Last night I watched two more programs on PBS, including a NOVA episode on asteroids and the threat of them crashing into earth. It turned out to be a “golden oldie,” first aired March 27, 2013, and the original title didn’t even contain the “A”-word; it was “Meteor Strike.” I must admit I get a creepy feeling whenever NOVA’s opening credits come on and we’re told this show is funded by the “David H. Koch Fund for the Advancement of Science,” because the (blessedly) deceased David Koch was famous, along with his brother Charles, for running political action committees and donating millions of dollars of their own and other people’s money to Republican candidates who, among other things, pledged to make sure the government doesn’t do anything to combat human-caused climate change. In essence their PAC’s were the David H. Koch Fund Against the Advancement of Science. It’s also not surprising, given who was paying the bills, that the NOVA “Meteor Strike” program spent 40 minutes or so warning us of the dangers of asteroid collisions with Earth and then suggested at the end that we should figure out how to get to the asteroids and mine them for their mineral riches – remember that the Koch family made their money in fossil-fuel extraction and so they’ve had a personal, as well as an ideological, reason to oppose any changeover to renewable energy sources.

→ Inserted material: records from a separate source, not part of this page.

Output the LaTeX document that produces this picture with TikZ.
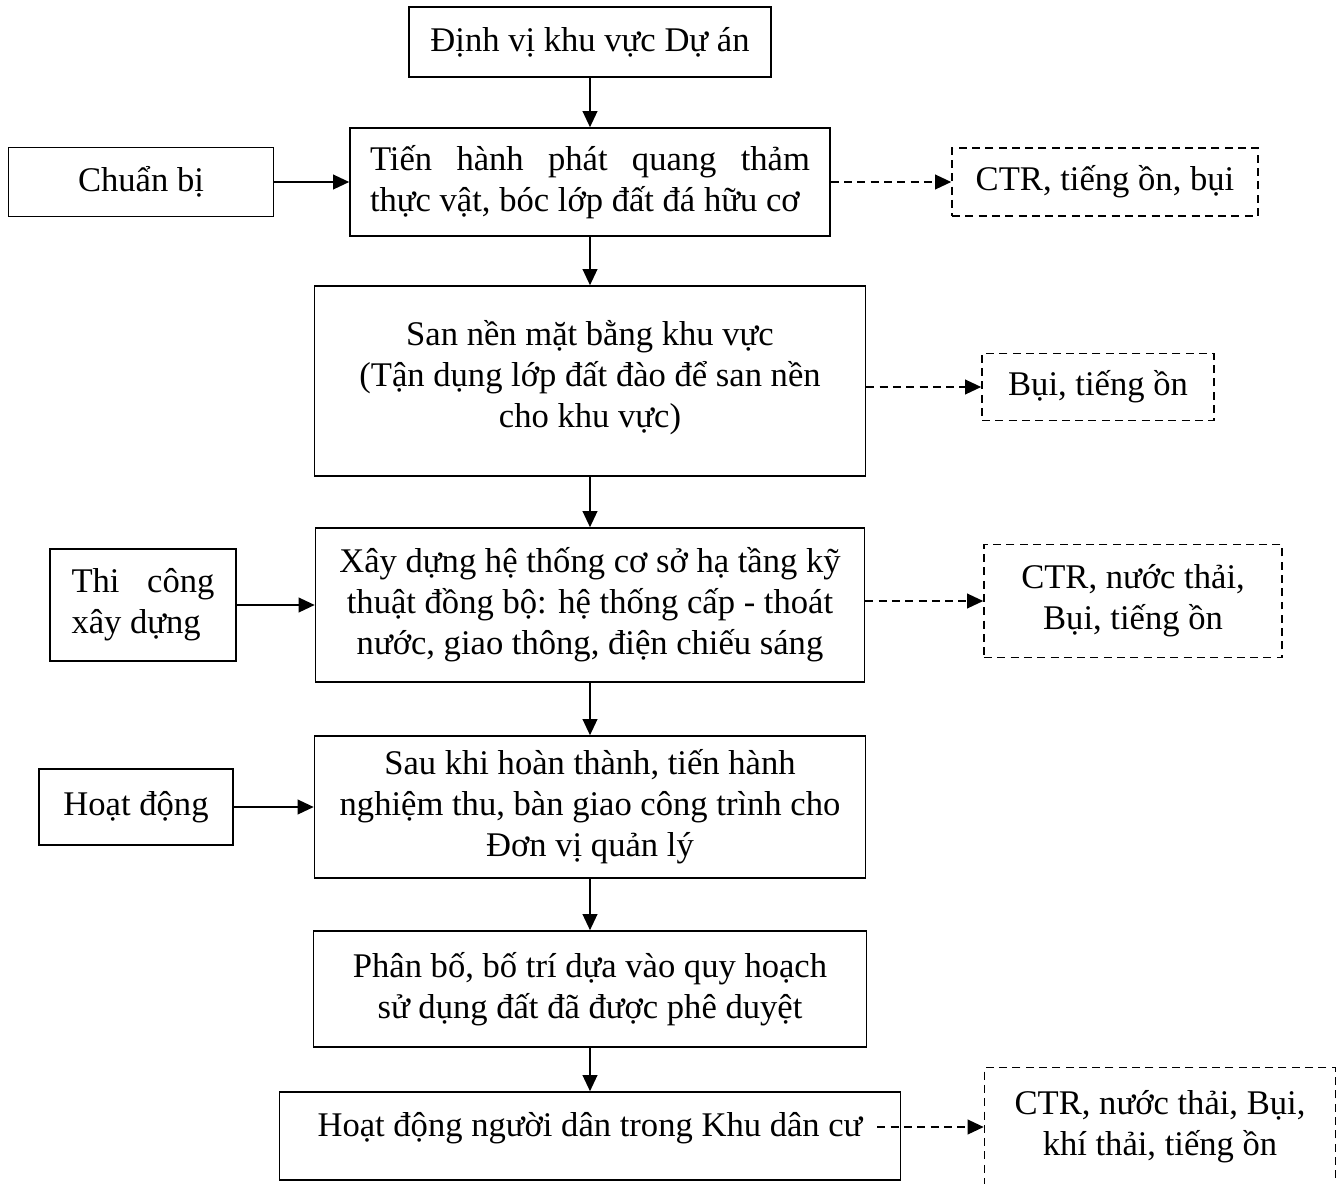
\documentclass[tikz,border=0pt]{standalone}
\usepackage{fontspec}
\setmainfont{Liberation Serif}
\usetikzlibrary{arrows.meta}
\newdimen\pxu \pxu=0.3757pt
\tikzset{
  hop/.style = {draw=black, rectangle, align=center, inner sep=0pt,
    font=\fontsize{13}{15.4}\selectfont},% hop, net lien
  hop_j/.style = {hop, align=justify},% hop, chu can deu
  hop_d/.style = {hop, dash pattern=on 3pt off 2pt},% hop, net dut
  net_d/.style = {dash pattern=on 3pt off 2pt}% mui ten, net dut
}

\begin{document}
\begin{tikzpicture}[x=\pxu, y=-\pxu, line width=0.6pt,
                    ->, >={Triangle[length=6pt,width=5.5pt]}]
  \useasboundingbox (0,0) rectangle (1344,1184);
  % cot giua
  \node [hop, minimum width=362\pxu, minimum height=70\pxu] (dinhvi) at (590,42)
    {Định vị khu vực Dự án};
  \node [hop_j, text width=440\pxu, minimum width=480\pxu, minimum height=108\pxu]
    (phatquang) at (590,182)
    {Tiến hành phát quang thảm\linebreak thực vật, bóc lớp đất đá hữu cơ};
  \node [hop, minimum width=551\pxu, minimum height=190\pxu, text depth=0.55em]
    (sannen) at (590,381)
    {San nền mặt bằng khu vực\\(Tận dụng lớp đất đào để san nền\\cho khu vực)};
  \node [hop, minimum width=549\pxu, minimum height=154\pxu] (xaydung) at (590,605)
    {Xây dựng hệ thống cơ sở hạ tầng kỹ\\thuật đồng bộ: hệ thống cấp - thoát\\nước, giao thông, điện chiếu sáng};
  \node [hop, minimum width=551\pxu, minimum height=142\pxu] (nghiemthu) at (590,807)
    {Sau khi hoàn thành, tiến hành\\nghiệm thu, bàn giao công trình cho\\Đơn vị quản lý};
  \node [hop, minimum width=553\pxu, minimum height=116\pxu] (phanbo) at (590,989)
    {Phân bố, bố trí dựa vào quy hoạch\\sử dụng đất đã được phê duyệt};
  \node [hop, minimum width=621\pxu, minimum height=88\pxu, text depth=0.85em]
    (dancu) at (590,1136)
    {Hoạt động người dân trong Khu dân cư};
  % cot trai
  \node [hop, minimum width=265\pxu, minimum height=69\pxu] (chuanbi) at (141,182)
    {Chuẩn bị};
  \node [hop_j, text width=143\pxu, minimum width=186\pxu, minimum height=112\pxu]
    (thicong) at (143,605)
    {Thi công\linebreak xây dựng};
  \node [hop, minimum width=194\pxu, minimum height=76\pxu] (hoatdong) at (136,807)
    {Hoạt động};
  % cot phai
  \node [hop_d, minimum width=306\pxu, minimum height=68\pxu] (ctr1) at (1105,182)
    {CTR, tiếng ồn, bụi};
  \node [hop_d, minimum width=232\pxu, minimum height=67\pxu] (bui) at (1098,387)
    {Bụi, tiếng ồn};
  \node [hop_d, minimum width=298\pxu, minimum height=113\pxu] (ctr2) at (1133,601)
    {CTR, nước thải,\\Bụi, tiếng ồn};
  \node [hop_d, minimum width=351\pxu, minimum height=119\pxu] (ctr3) at (1160,1127)
    {CTR, nước thải, Bụi,\\khí thải, tiếng ồn};
  \coordinate (dc_out) at ([xshift=-24\pxu]dancu.east);

  \draw (dinhvi) -- (phatquang);
  \draw (phatquang) -- (sannen);
  \draw (sannen) -- (xaydung);
  \draw (xaydung) -- (nghiemthu);
  \draw (nghiemthu) -- (phanbo);
  \draw (phanbo) -- (dancu);

  \draw (chuanbi) -- (phatquang);
  \draw (thicong) -- (xaydung);
  \draw (hoatdong) -- (nghiemthu);

  \draw [net_d] (phatquang) -- (ctr1);
  \draw [net_d] (bui.west -| sannen.east) -- (bui.west);
  \draw [net_d] (ctr2.west -| xaydung.east) -- (ctr2.west);
  \draw [net_d] (ctr3.west -| dc_out) -- (ctr3.west);
\end{tikzpicture}
\end{document}
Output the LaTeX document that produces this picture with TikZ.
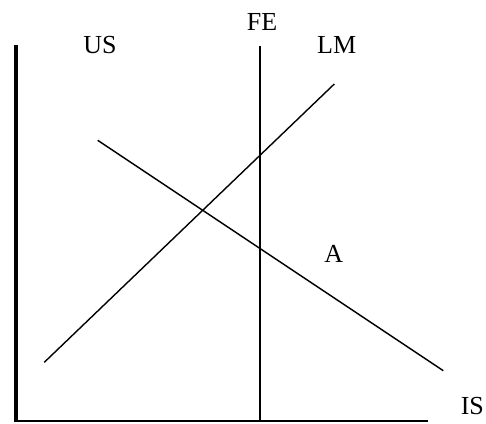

Given David Koch’s Libertarian leanings – he was a founding member of the Libertarian Party and literally bought their vice-presidential nomination in 1972 before realizing that under the U.S. political system working in alternative parties is a useless enterprise and he’d be better off buying influence in the Republican Party than starting a new one – it’s not surprising that the solution this show hailed to the problem of how to spot asteroids in space before they come dangerously close to earth and while there’s still potentially time to destroy or divert them was a new privately funded satellite that would orbit the sun about where Venus does so its telescopes could “see” asteroids that are hidden from view through earth observatories because the sun blinds us to them. (The giveaway that this was an old program was the announcer saying that this craft was scheduled to be launched in 2018. I have no idea whether it actually was or not.) The main inspiration for this program was an event that occurred just before it was made: a meteor crash in Chelyabinsk, Siberia that happened in a sufficiently populated area people were able to film it with cell phones. They showed windows popping out of buildings, cars literally blown across streets, and other damage done by ferocious releases of energy, including trees uprooted from their trunks and blown about like they were toothpicks.

There had been an earlier crash, also in Siberia, in 1908, and while that one wasn’t filmed when it happened Russian crews sent movie cameras there about 20 years later and, among other things, photographed the stacks of uprooted trees that were still there. Apparently that one was even worse than the 2013 incident in Chelyabinsk because the Chelyabinsk asteroid came in on a sideways trajectory while the 1908 asteroid went straight down, like a bomb, and would have caused large numbers of human casualties if there’d been any people living in the area, which fortunately there weren’t. They also showed the meteor crater in Arizona and mentioned the growing scientific consensus that the reason the dinosaurs died out was that 65 million years ago the earth was struck by a runaway asteroid of such huge size it changed the climate almost instantly and created a mass extinction in which 90 percent of all species then living on the planet were wiped out by the sudden climate change – including the immense amount of smoke and particulates in the air that blotted out most of the sun’s energy and thereby made it virtually impossible for all but the smallest, simplest plants to grow. (I remember reading a New Yorker article several years ago that explained this theory, and the evidence for it, in great detail.) This NOVA episode suffered from the golly-gee-whillikers tone of all too many science programs, but at least it was interesting and the attempts of scientists to build model asteroids and fire projectiles at them, then film the results with ultra-slow-motion cameras were fascinating. They suggested that the best thing to do with a runaway asteroid hurtling towards Earth is not to try to blow it up – the pieces might still be large enough to cause major damage – but to use projectiles to divert it away from Earth and onto a different course so it remains a harmless object in space.